Although many people are just now seeing this new addition to Google’s search results, efforts to construct a Web of “things, not strings” have been going on for many years. Indeed, the Semantic Web—a Web of information defined well enough that computer algorithms running anywhere could readily determine the meaning of each item of data—has been a goal of the World Wide Web’s originator, Sir Tim Berners-Lee, almost from the beginning of the Web. But the formal data model and protocols Berners-Lee and the World Wide Web Consortium have promoted to create the Semantic Web have been slow to catch on. That’s why the Web primarily contains text documents, which make sense to the people reading them but are hard for computers to interpret.
Your algorithm would have to be pretty smart to determine, for example, whether a description of a computer that includes the word Flash is referring to hardware (solid-state memory) or software (a package from Adobe). But increasingly, the Web has been including certain well-defined entities, such as recipes, calendar events, or a person’s contact information. Special tags are used within Web pages to make the meaning of such things clear. But these developments have mostly taken place in an ad hoc fashion.
“That evolution is still under way, and the Knowledge Graph is an important step in that direction,” says David Karger, a professor in MIT’s Computer Science and Artificial Intelligence Laboratory. That’s not to say that you can’t find lots of data sets on the Web where the various pieces of information are both well defined and nicely organized, but the only way to query or manipulate such information has been with applications designed specifically to work with one particular set of data. Take airline reservations: You need to use a highly engineered Web application, say from Orbitz or Travelocity, to search for available flights. But suppose you wanted to combine those data sets with one for theatrical performances at your destination city. Then you’d be out of luck. “Our traditional applications put data in silos,” says Karger, who notes that this makes it very difficult to accomplish tasks that require you to combine different data sets in novel mash-ups. “The people who make mash-ups these days are programmers,” says Karger. The Knowledge Graph could broaden the range of people with that power if Google provides tools to access it directly.
How has Google constructed its huge Knowledge Graph? One hint comes from Google’s 2010 acquisition of San Francisco–based Metaweb Technologies, the company that developed Freebase, a structured collection of public knowledge. Freebase allows for investigations that normal search engines struggle with.

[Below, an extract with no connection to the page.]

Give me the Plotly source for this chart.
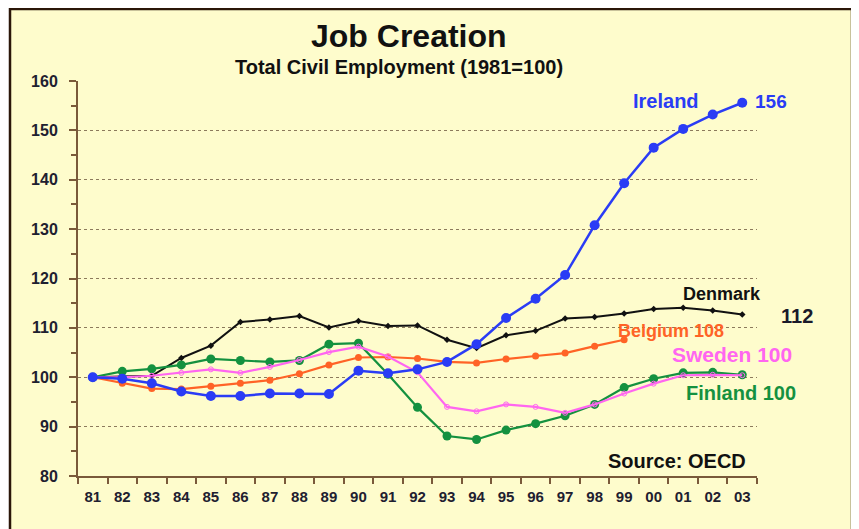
import plotly.graph_objects as go

years = ["81", "82", "83", "84", "85", "86", "87", "88", "89", "90", "91", "92",
         "93", "94", "95", "96", "97", "98", "99", "00", "01", "02", "03"]

ireland = [100, 99.7, 98.8, 97.1, 96.2, 96.2, 96.7, 96.7, 96.6, 101.3, 100.8, 101.6,
           103.1, 106.7, 112.0, 115.9, 120.7, 130.8, 139.3, 146.5, 150.3, 153.2, 155.6]
denmark = [100, 100.2, 100.3, 103.9, 106.4, 111.2, 111.7, 112.4, 110.1, 111.4, 110.4, 110.5,
           107.6, 105.9, 108.5, 109.4, 111.9, 112.2, 112.9, 113.8, 114.1, 113.5, 112.7]
belgium = [100, 98.8, 97.7, 97.6, 98.2, 98.8, 99.4, 100.7, 102.5, 104.0, 104.1, 103.8,
           103.1, 102.9, 103.7, 104.3, 104.9, 106.3, 107.6]
sweden = [100, 100.0, 100.3, 100.9, 101.6, 100.9, 102.1, 103.5, 105.1, 106.2, 104.2, 101.0,
          94.0, 93.1, 94.5, 94.0, 92.8, 94.5, 96.7, 98.7, 100.4, 100.5, 100.4]
finland = [100, 101.2, 101.7, 102.5, 103.7, 103.4, 103.1, 103.4, 106.7, 106.9, 100.6, 93.9,
           88.1, 87.4, 89.3, 90.6, 92.2, 94.5, 97.9, 99.7, 100.9, 101.0, 100.5]

BLUE = "#2a3cf5"
BLACK = "#111111"
ORANGE = "#ff6326"
MAGENTA = "#ff66f0"
GREEN = "#14913f"
BG = "#fefccc"
FONT = "Liberation Sans, Arial"

# plot area in page pixels (page has an 8px body margin)
PL, PR, PT, PB = 78, 757, 81, 476


def px(xp):
    return (xp - PL) / (PR - PL)


def py(yp):
    return (PB - yp) / (PB - PT)


fig = go.Figure()
fig.add_trace(go.Scatter(x=years, y=denmark, mode="lines+markers",
                         line=dict(color=BLACK, width=2),
                         marker=dict(symbol="diamond", size=5, color=BLACK)))
fig.add_trace(go.Scatter(x=years[:len(belgium)], y=belgium, mode="lines+markers",
                         line=dict(color=ORANGE, width=2.2),
                         marker=dict(symbol="circle", size=7, color=ORANGE)))
fig.add_trace(go.Scatter(x=years, y=finland, mode="lines+markers",
                         line=dict(color=GREEN, width=2.2),
                         marker=dict(symbol="circle", size=9, color=GREEN)))
fig.add_trace(go.Scatter(x=years, y=sweden, mode="lines+markers",
                         line=dict(color=MAGENTA, width=2.2),
                         marker=dict(symbol="circle-open", size=5, color=MAGENTA)))
fig.add_trace(go.Scatter(x=years, y=ireland, mode="lines+markers",
                         line=dict(color=BLUE, width=2.5),
                         marker=dict(symbol="circle", size=10, color=BLUE)))

labels = [
    ("Ireland", 666, 101, BLUE, 20, True),
    ("156", 771, 101, BLUE, 19, True),
    ("Denmark", 722, 294, BLACK, 18, True),
    ("112", 797, 316, "#1a1a2a", 20, True),
    ("Belgium 108", 671, 331, ORANGE, 18, True),
    ("Sweden 100", 732, 354, MAGENTA, 21, True),
    ("Finland 100", 741, 393, GREEN, 20, True),
    ("Source: OECD", 677, 461, BLACK, 20, True),
    ("Job Creation", 409, 36, BLACK, 32, True),
    ("Total Civil Employment (1981=100)", 399, 67, BLACK, 20, True),
]
for text, x, y, col, size, bold in labels:
    fig.add_annotation(x=px(x), y=py(y), xref="paper", yref="paper",
                       text=(f"<b>{text}</b>" if bold else text),
                       showarrow=False, xanchor="center", yanchor="middle",
                       font=dict(family=FONT, size=size, color=col))

# frame background
fig.add_shape(type="rect", xref="paper", yref="paper",
              x0=px(10), x1=px(852), y0=py(545), y1=py(9),
              fillcolor=BG, line=dict(color="#2b1608", width=2.5), layer="below")

AX = "#7a5a3a"
fig.update_layout(
    width=851, height=521,
    margin=dict(l=PL - 8, r=851 - (PR - 8), t=PT - 8, b=521 - (PB - 8)),
    paper_bgcolor="white",
    plot_bgcolor="rgba(0,0,0,0)",
    showlegend=False,
    font=dict(family=FONT, color="#222222"),
    xaxis=dict(type="category", range=[-0.5, 22.5], tickson="boundaries",
               ticks="outside", ticklen=6, tickcolor=AX, tickwidth=1.5,
               showline=True, linecolor=AX, linewidth=2, showgrid=False,
               tickfont=dict(size=15, family=FONT, color="#1e2030", weight="bold"),
               ticklabelstandoff=6, zeroline=False),
    yaxis=dict(range=[80, 160], dtick=10, ticks="outside", ticklen=7, tickcolor=AX, tickwidth=1.5,
               showline=True, linecolor=AX, linewidth=2,
               showgrid=True, gridcolor="#8c7a5c", griddash="dot", gridwidth=1,
               minor=dict(dtick=5, ticks="outside", ticklen=5, tickcolor=AX, showgrid=False),
               tickfont=dict(size=16, family=FONT, color="#1e2030", weight="bold"),
               ticklabelstandoff=8, zeroline=False),
)

fig.write_html("out.html")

Say you wanted to know whether cinematographer Robert Burks and film editor George Tomasini had ever worked together on anything other than an Alfred Hitchcock movie. Googling their names would quickly turn up a raft of links to such Hitchcock masterpieces as Rear Window and North By Northwest. But you’d need something like the Freebase-enabled co5TARS Web application to easily find out that the two had never worked together without Hitchcock.
Freebase was just one building block Google used to create Knowledge Graph. “We’re definitely open to using any data we have privileges to use,” says Thakur, who gives the CIA World Factbook and Wikipedia as examples of other collections of public knowledge that he and his colleagues tapped. He says that Google has also licensed certain data sets and points out that the company has some large data sets developed internally—the information collected for Google Maps, for example. “All of those go into the Knowledge Graph,” says Thakur.
“There’s tons and tons of this data available, but getting your hands on it in a form that’s useful is a bear,” says Robert Gonzalez, director of product management and marketing at Cambridge Semantics, a Massachusetts company that helps large enterprises harness Semantic Web technologies internally. Gonzalez notes that Google’s search engine has been able to track meaning in various ways for a while now—for numerical calculations, recipes, even in searches for restaurants. He says that Bing, too, has started to improve its search results with semantic components. And Gonzalez expects that these search engines will grow ever more impressive with time as they tap into the meaning of our searches. “We’re just scratching the surface,” he says.